Try a simple experiment: don’t think about an elephant. No matter what you do, right now, stop imagining that elephant. Stop. Think about something else…. see you can’t. Everyone reading this is thinking of an elephant, and if I can direct your thoughts so easily, how can you be said to control them for yourself? 

This lack of control comes up in debates about homosexuality. Many who defend the morality of homosexuals argue that one does not choose who one is attracted to. Gay and straight people alike are bound by their emotions and therefore, neither homo- nor heterosexuality is a choice. If one’s orientation is not a choice, then it cannot be moral or immoral, although acting on such feelings may be, and this is the key. In the end, all human beings seem to be able to do is control their reactions to their own thoughts, but not the thoughts themselves. People are responsible for their actions alone.

Jews and Muslims are not the only ones who expect people to control their ideas. Many denominations of Christianity prohibit even the most fleeting of lustful thoughts. This is why Catholicism needs confessionals, for example.
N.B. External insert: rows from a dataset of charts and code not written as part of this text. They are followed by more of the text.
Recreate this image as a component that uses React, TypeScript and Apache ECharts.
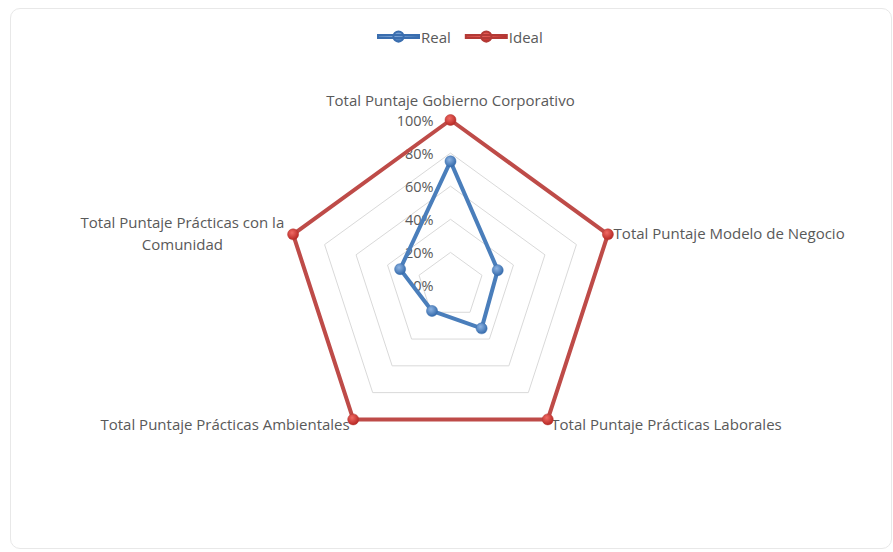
import React, { useEffect, useRef } from "react";
import * as echarts from "echarts";

// Listed in ECharts' (counter-clockwise) order so the chart reads clockwise like the reference
const indicators = [
  "Total Puntaje Gobierno Corporativo",
  "Total Puntaje Prácticas con la\nComunidad",
  "Total Puntaje Prácticas Ambientales",
  "Total Puntaje Prácticas Laborales",
  "Total Puntaje Modelo de Negocio",
];
const realValues = [75, 32, 19, 32, 30];
const idealValues = [100, 100, 100, 100, 100];
const seriesNames = ["Real", "Ideal"];
const maxValue = 100;

export default function App() {
  const ref = useRef<HTMLDivElement>(null);
  useEffect(() => {
    if (!ref.current) return;
    const chart = echarts.init(ref.current, null, { renderer: "svg" });
    const font = "Open Sans";
    const textColor = "#595959";
    const fs = 15;
    const icon =
      "path://M0,4.5 L40,4.5 L40,7.5 L0,7.5 Z M20,1 A5,5 0 1 1 20,11 A5,5 0 1 1 20,1 Z";
    chart.setOption({
      animation: false,
      legend: {
        data: seriesNames.map((n) => ({ name: n, icon })),
        top: 24,
        left: 372,
        itemWidth: 41,
        itemHeight: 12,
        itemGap: 14,
        textStyle: { color: textColor, fontFamily: font, fontSize: fs, padding: [0, 0, 0, -3] },
      },
      radar: {
        center: [450.5, 285.5],
        radius: 165.5,
        startAngle: 90,
        shape: "polygon",
        splitNumber: 5,
        nameGap: 6,
        axisName: {
          color: textColor,
          fontFamily: font,
          fontSize: fs,
          formatter: (name: string) => {
            if (name.indexOf("\n") >= 0) {
              return name
                .split("\n")
                .map((l) => "{c|" + l + "}")
                .join("\n");
            }
            return name;
          },
          rich: {
            c: {
              width: 210,
              align: "center",
              lineHeight: 22,
              color: textColor,
              fontFamily: font,
              fontSize: fs,
            },
          },
        },
        indicator: indicators.map((name, i) => ({
          name,
          min: 0,
          max: maxValue,
          ...(i === 0
            ? {
                nameGap: 13,
                axisLabel: {
                  show: true,
                  formatter: "{value}%",
                  color: textColor,
                  fontFamily: font,
                  fontSize: 14.5,
                  margin: 17,
                },
              }
            : {}),
        })),
        axisLine: { show: false },
        axisTick: { show: false },
        splitArea: { show: false },
        splitLine: { lineStyle: { color: "#d9d9d9", width: 1 } },
      },
      series: [
        {
          type: "radar",
          symbol: "circle",
          symbolSize: 11,
          data: [
            {
              name: seriesNames[0],
              value: realValues,
              lineStyle: { color: "#4a7ebb", width: 4 },
              itemStyle: {
                color: new echarts.graphic.RadialGradient(0.4, 0.35, 0.7, [
                  { offset: 0, color: "#8db3e2" },
                  { offset: 1, color: "#2f66a8" },
                ]),
                borderColor: "#3a6eaf",
                borderWidth: 0.5,
              },
            },
            {
              name: seriesNames[1],
              value: idealValues,
              lineStyle: { color: "#be4b48", width: 4 },
              itemStyle: {
                color: new echarts.graphic.RadialGradient(0.4, 0.35, 0.7, [
                  { offset: 0, color: "#f06a64" },
                  { offset: 1, color: "#b3231f" },
                ]),
                borderColor: "#b33a36",
                borderWidth: 0.5,
              },
            },
          ],
        },
      ],
    });
    return () => chart.dispose();
  }, []);
  return (
    <div style={{ position: "fixed", left: 0, top: 0, width: 893, height: 552, background: "#fff" }}>
      <div
        style={{
          position: "absolute",
          left: 10,
          top: 8,
          width: 882,
          height: 541,
          border: "1px solid #e8e8e8",
          borderRadius: 10,
          boxSizing: "border-box",
        }}
      />
      <div ref={ref} style={{ position: "absolute", left: 0, top: 0, width: 893, height: 552 }} />
    </div>
  );
}
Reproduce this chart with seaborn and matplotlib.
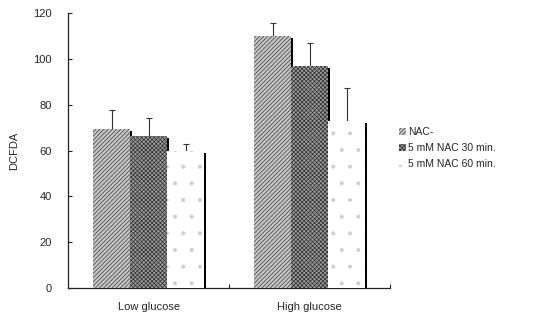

Practitioners must have some way of cleansing themselves of the sins of imaginations they will inevitably commit. But, in fact, I suspect that the more one confesses to sins of thought, the more one thinks them. After all, the more I mention elephants, the more you have to think about them.

Now, one might claim that all of this justifies the ban on women’s provocative dress: if we can’t control our own thoughts, then we must remove negative inspirations. But this doesn’t follow at all. First, as George Orwell shows better than anyone else, it is impossible to eradicate unwanted ideas, even if we eliminate the language that describes them. Second, and more relevant, if my argument did suggest that a ban on “immodest” clothing is justified, we would end up in an even more absurd position than where we started. We would have moved from claiming that I should control my own thoughts to asserting that because I can’t stop my ideas someone else should. If I can’t even get in my own head, how can anyone else?

In the end, I would suggest that thoughts-in-themselves are neither sinful nor righteous. They are neither vicious nor virtuous. They are just free material that we react to. If we could manipulate our thoughts directly, it seems likely that we would be very different creatures than we are. Religious prohibitions would probably be different as well.